- [Given instruction] Give every line again exactly as it appears, please, but not the pictures.

————————

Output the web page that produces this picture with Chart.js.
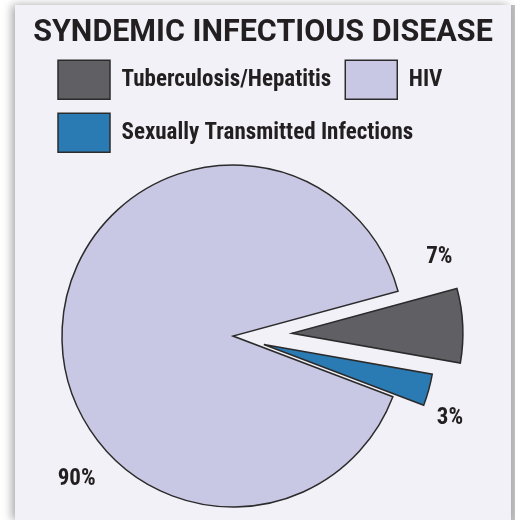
<!DOCTYPE html>
<html>
<head>
<meta charset="utf-8">
<script src="https://cdn.jsdelivr.net/npm/chart.js@4"></script>
<style>
  html, body { margin: 0; padding: 0; background: #fff; }
  body { width: 515px; height: 520px; overflow: hidden; position: relative; }
  .card {
    position: absolute; left: 15px; top: 5px; width: 496px; height: 515px;
    background: #f2f1f8;
    box-shadow: -3px 0 9px rgba(0, 0, 0, 0.35), 4px 0 0 #c2c2c2;
  }
  canvas { display: block; }
</style>
</head>
<body>
<div class="card"><canvas id="pie" width="496" height="515"></canvas></div>
<script>
// 数据（按顺时针绘制顺序）
const sliceLabels = ['Tuberculosis/Hepatitis', 'Sexually Transmitted Infections', 'HIV'];
const sliceValues = [7, 3, 90];
const legendOrder = ['Tuberculosis/Hepatitis', 'HIV', 'Sexually Transmitted Infections'];

// 样式
const sliceColors = ['#5f5f64', '#2a7ab4', '#c8c8e4'];
const explode = [59, 32, 0];
const labelTurn = [-24.7, 6.1, -45.3];
const labelReach = [0.97, 1.17, 1.24];
const NARROW = '"Roboto Condensed", "Liberation Sans Narrow", Roboto, sans-serif';

// 饼图与标题位置
const pieArea = {
    id: 'pieArea',
    afterLayout(chart) {
        const cx = 218, cy = 331, r = 171;
        Object.assign(chart.chartArea, {
            left: cx - r, right: cx + r, top: cy - r, bottom: cy + r,
            width: 2 * r, height: 2 * r
        });
        // 标题不受左右留白限制
        const t = chart.titleBlock;
        if (t) {
            t.left = 8;
            t.right = 488;
            t.width = 480;
        }
    }
};

// 扇区分离
const explodeSlices = {
    id: 'explodeSlices',
    afterDatasetUpdate(chart, args) {
        args.meta.data.forEach((arc, i) => {
            const mid = (arc.startAngle + arc.endAngle) / 2;
            arc.x += Math.cos(mid) * explode[i];
            arc.y += Math.sin(mid) * explode[i];
        });
    }
};

// 百分比标签
const pctLabels = {
    id: 'pctLabels',
    afterDatasetsDraw(chart) {
        const ctx = chart.ctx;
        const meta = chart.getDatasetMeta(0);
        ctx.save();
        ctx.font = `bold 23px ${NARROW}`;
        ctx.fillStyle = '#231f20';
        ctx.textAlign = 'center';
        ctx.textBaseline = 'middle';
        meta.data.forEach((arc, i) => {
            const a = (arc.startAngle + arc.endAngle) / 2 + labelTurn[i] * Math.PI / 180;
            const d = arc.outerRadius * labelReach[i];
            ctx.fillText(sliceValues[i] + '%', arc.x + Math.cos(a) * d, arc.y + Math.sin(a) * d);
        });
        ctx.restore();
    }
};

new Chart(document.getElementById('pie'), {
    type: 'pie',
    data: {
        labels: sliceLabels,
        datasets: [{
            data: sliceValues,
            backgroundColor: sliceColors,
            borderColor: '#2b2b2b',
            borderWidth: 1.5,
            borderJoinStyle: 'miter'
        }]
    },
    options: {
        responsive: false,
        devicePixelRatio: 1,
        animation: false,
        events: [],
        rotation: 74.8,
        radius: 171,
        layout: { padding: { left: 29, right: 25, top: 0, bottom: 0 } },
        plugins: {
            title: {
                display: true,
                text: 'SYNDEMIC INFECTIOUS DISEASE',
                color: '#231f20',
                font: { family: 'Roboto, sans-serif', size: 30.5, weight: 'bold', lineHeight: 0.7 },
                padding: { top: 18, bottom: 2 }
            },
            legend: {
                position: 'top',
                align: 'start',
                labels: {
                    boxWidth: 52,
                    boxHeight: 39,
                    padding: 14,
                    color: '#231f20',
                    font: { family: NARROW, size: 23, weight: 'bold' },
                    sort: (a, b) => legendOrder.indexOf(a.text) - legendOrder.indexOf(b.text)
                }
            },
            tooltip: { enabled: false }
        }
    },
    plugins: [pieArea, explodeSlices, pctLabels]
});
</script>
</body>
</html>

————————

- [Solution for this exercise]
Output the web page that produces this picture with Chart.js.
<!DOCTYPE html>
<html>
<head>
<meta charset="utf-8">
<script src="https://cdn.jsdelivr.net/npm/chart.js@4"></script>
<style>
  html, body { margin: 0; padding: 0; background: #fff; }
  body { width: 515px; height: 520px; overflow: hidden; position: relative; }
  .card {
    position: absolute; left: 15px; top: 5px; width: 496px; height: 515px;
    background: #f2f1f8;
    box-shadow: -3px 0 9px rgba(0, 0, 0, 0.35), 4px 0 0 #c2c2c2;
  }
  canvas { display: block; }
</style>
</head>
<body>
<div class="card"><canvas id="pie" width="496" height="515"></canvas></div>
<script>
// 数据（按顺时针绘制顺序）
const sliceLabels = ['Tuberculosis/Hepatitis', 'Sexually Transmitted Infections', 'HIV'];
const sliceValues = [7, 3, 90];
const legendOrder = ['Tuberculosis/Hepatitis', 'HIV', 'Sexually Transmitted Infections'];

// 样式
const sliceColors = ['#5f5f64', '#2a7ab4', '#c8c8e4'];
const explode = [59, 32, 0];
const labelTurn = [-24.7, 6.1, -45.3];
const labelReach = [0.97, 1.17, 1.24];
const NARROW = '"Roboto Condensed", "Liberation Sans Narrow", Roboto, sans-serif';

// 饼图与标题位置
const pieArea = {
    id: 'pieArea',
    afterLayout(chart) {
        const cx = 218, cy = 331, r = 171;
        Object.assign(chart.chartArea, {
            left: cx - r, right: cx + r, top: cy - r, bottom: cy + r,
            width: 2 * r, height: 2 * r
        });
        // 标题不受左右留白限制
        const t = chart.titleBlock;
        if (t) {
            t.left = 8;
            t.right = 488;
            t.width = 480;
        }
    }
};

// 扇区分离
const explodeSlices = {
    id: 'explodeSlices',
    afterDatasetUpdate(chart, args) {
        args.meta.data.forEach((arc, i) => {
            const mid = (arc.startAngle + arc.endAngle) / 2;
            arc.x += Math.cos(mid) * explode[i];
            arc.y += Math.sin(mid) * explode[i];
        });
    }
};

// 百分比标签
const pctLabels = {
    id: 'pctLabels',
    afterDatasetsDraw(chart) {
        const ctx = chart.ctx;
        const meta = chart.getDatasetMeta(0);
        ctx.save();
        ctx.font = `bold 23px ${NARROW}`;
        ctx.fillStyle = '#231f20';
        ctx.textAlign = 'center';
        ctx.textBaseline = 'middle';
        meta.data.forEach((arc, i) => {
            const a = (arc.startAngle + arc.endAngle) / 2 + labelTurn[i] * Math.PI / 180;
            const d = arc.outerRadius * labelReach[i];
            ctx.fillText(sliceValues[i] + '%', arc.x + Math.cos(a) * d, arc.y + Math.sin(a) * d);
        });
        ctx.restore();
    }
};

new Chart(document.getElementById('pie'), {
    type: 'pie',
    data: {
        labels: sliceLabels,
        datasets: [{
            data: sliceValues,
            backgroundColor: sliceColors,
            borderColor: '#2b2b2b',
            borderWidth: 1.5,
            borderJoinStyle: 'miter'
        }]
    },
    options: {
        responsive: false,
        devicePixelRatio: 1,
        animation: false,
        events: [],
        rotation: 74.8,
        radius: 171,
        layout: { padding: { left: 29, right: 25, top: 0, bottom: 0 } },
        plugins: {
            title: {
                display: true,
                text: 'SYNDEMIC INFECTIOUS DISEASE',
                color: '#231f20',
                font: { family: 'Roboto, sans-serif', size: 30.5, weight: 'bold', lineHeight: 0.7 },
                padding: { top: 18, bottom: 2 }
            },
            legend: {
                position: 'top',
                align: 'start',
                labels: {
                    boxWidth: 52,
                    boxHeight: 39,
                    padding: 14,
                    color: '#231f20',
                    font: { family: NARROW, size: 23, weight: 'bold' },
                    sort: (a, b) => legendOrder.indexOf(a.text) - legendOrder.indexOf(b.text)
                }
            },
            tooltip: { enabled: false }
        }
    },
    plugins: [pieArea, explodeSlices, pctLabels]
});
</script>
</body>
</html>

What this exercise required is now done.